Les scientifiques deviennent une source d’espoir et d’information sur TikTok et Instagram

Peter Neff comprend l’attrait du cinquième plus grand continent du monde.

Le téléphone de l’homme regorge de vidéos et de photos de ses voyages en Antarctique, où le glaciologue et climatologue a passé des jours et des semaines à collecter des échantillons de carottes de glace. Son travail permet de dresser un inventaire des conditions climatiques passées et d’anticiper celles à venir.

Lorsque les mesures de confinement ont commencé à forcer tout le monde à rester chez soi, Neff, professeur à l’Université du Minnesota, a renforcé sa présence sur les réseaux sociaux en publiant des explications sur son travail en ligne sous le nom d’utilisateur « Icy Pete ». Il a republié sur TikTok une vidéo qui a bien marché sur X, qui capture le son qu’émet un morceau de glace lorsqu’il tombe de 90 mètres dans un puits de forage (« Pew ! » Tout comme le bruit d’un coup de feu dans un dessin animé). Ce fut un succès immédiat, recueillant plus de 30 000 vues.

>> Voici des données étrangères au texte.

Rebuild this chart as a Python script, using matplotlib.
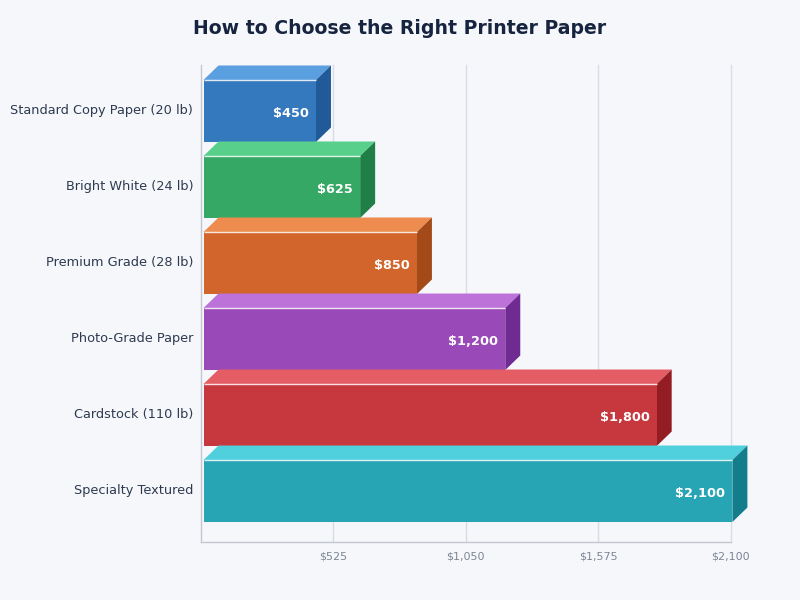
import matplotlib
matplotlib.use("Agg")
import matplotlib.pyplot as plt
from matplotlib.patches import Polygon
from matplotlib.transforms import ScaledTranslation

# data
papers = ['Standard Copy Paper (20 lb)', 'Bright White (24 lb)', 'Premium Grade (28 lb)',
          'Photo-Grade Paper', 'Cardstock (110 lb)', 'Specialty Textured']
costs = [450, 625, 850, 1200, 1800, 2100]
tick_values = [525, 1050, 1575, 2100]
tick_labels = ['$525', '$1,050', '$1,575', '$2,100']

front_colors = ['#3478be', '#35a865', '#d2652c', '#9a4ab8', '#c6383e', '#28a5b5']
top_colors = ['#5a9fe0', '#58d08c', '#ee8c50', '#bd72da', '#e45c64', '#50d0dc']
side_colors = ['#215a98', '#1f7f47', '#a34a18', '#6f2b92', '#931d22', '#147d8b']

bg = '#f6f7fb'
fig = plt.figure(figsize=(8, 6), dpi=100, facecolor=bg)
# axes box measured in pixels
ax = fig.add_axes([200.8 / 800, 58.5 / 600, 530 / 800, 476.5 / 600], facecolor=bg)
ax.set_xlim(0, 2100)
ax.set_ylim(5.664, -0.605)

px_x = 2100 / 530  # dollars per pixel
px_y = 1 / 76  # category units per pixel
depth_x = 15 * px_x
depth_y = 14.5 * px_y
left = 2.7 * px_x
start = 1.6 * px_x
half = 31 * px_y

ax.xaxis.grid(True, color='#dadde4', linewidth=1, clip_on=False)
ax.set_axisbelow(True)
ax.set_xticks(tick_values)
ax.set_xticklabels(tick_labels, fontsize=8, color='#7d8595')
ax.set_yticks(range(len(papers)))
ax.set_yticklabels(papers, fontsize=9.25, color='#2d3a50')
ax.tick_params(axis='x', length=0, pad=7)
ax.tick_params(axis='y', length=0, pad=5.4)
for label in ax.get_yticklabels():
    label.set_transform(label.get_transform() + ScaledTranslation(0, 2 / 72 * 0.72, fig.dpi_scale_trans))
for name in ['top', 'right']:
    ax.spines[name].set_visible(False)
for name in ['left', 'bottom']:
    ax.spines[name].set_color('#c3c8d0')
    ax.spines[name].set_linewidth(1)

for i, cost in enumerate(costs):
    right = start + cost
    top = i - half
    bottom = i + half
    z = 3 + i * 0.1
    # top face
    ax.add_patch(Polygon([(left, top), (right, top), (right + depth_x, top - depth_y), (left + depth_x, top - depth_y)],
                         facecolor=top_colors[i], edgecolor='none', clip_on=False, zorder=z))
    # side face
    ax.add_patch(Polygon([(right, top), (right + depth_x, top - depth_y), (right + depth_x, bottom - depth_y), (right, bottom)],
                         facecolor=side_colors[i], edgecolor='none', clip_on=False, zorder=z))
    # front face
    ax.add_patch(Polygon([(left, top), (right, top), (right, bottom), (left, bottom)],
                         facecolor=front_colors[i], edgecolor='none', clip_on=False, zorder=z))
    ax.plot([left, right], [top, top], color='white', linewidth=1, alpha=0.85, zorder=z + 0.01, clip_on=False,
            solid_capstyle='butt')
    ax.text(right - 7 * px_x, i + 2.3 * px_y, f'${cost:,}', ha='right', va='center', color='white',
            fontsize=9.3, fontweight='bold', zorder=z + 0.02)

fig.text(0.5, 1 - 28 / 600, 'How to Choose the Right Printer Paper', ha='center', va='center',
         fontsize=13.6, fontweight='bold', color='#16243f')

fig.savefig('out.png', dpi=100, facecolor=bg)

En 2024 (et 2022), Neff a été présenté comme un créateur climatique à surveiller, une collaboration entre la start-up média Pique Action et la Harvard TH Chan School of Public Health, et ses publications ont gagné plus de 4 millions de likes.

« En tant que scientifique, mon travail consiste à expliquer aux gens quelle est la situation et ce que nous pouvons choisir de faire pour ne pas l’aggraver ou pour l’améliorer », a déclaré Neff lors d’une interview. « J’espère pouvoir fournir des informations qui seront utilisées avec précision pour décrire les défis auxquels nous sommes confrontés, car ils sont très graves. »

Alors qu’Internet permet à un nombre croissant de voix de s’exprimer, les scientifiques qui étudient le climat et l’environnement ont pris l’habitude de partager leurs travaux en ligne, traduisant des sujets et des découvertes obscurs en informations accessibles. Au lieu d’attendre des années que leurs études et leurs travaux soient publiés dans des revues universitaires, des scientifiques comme Neff ont utilisé les médias sociaux pour étendre leur portée et leur marque.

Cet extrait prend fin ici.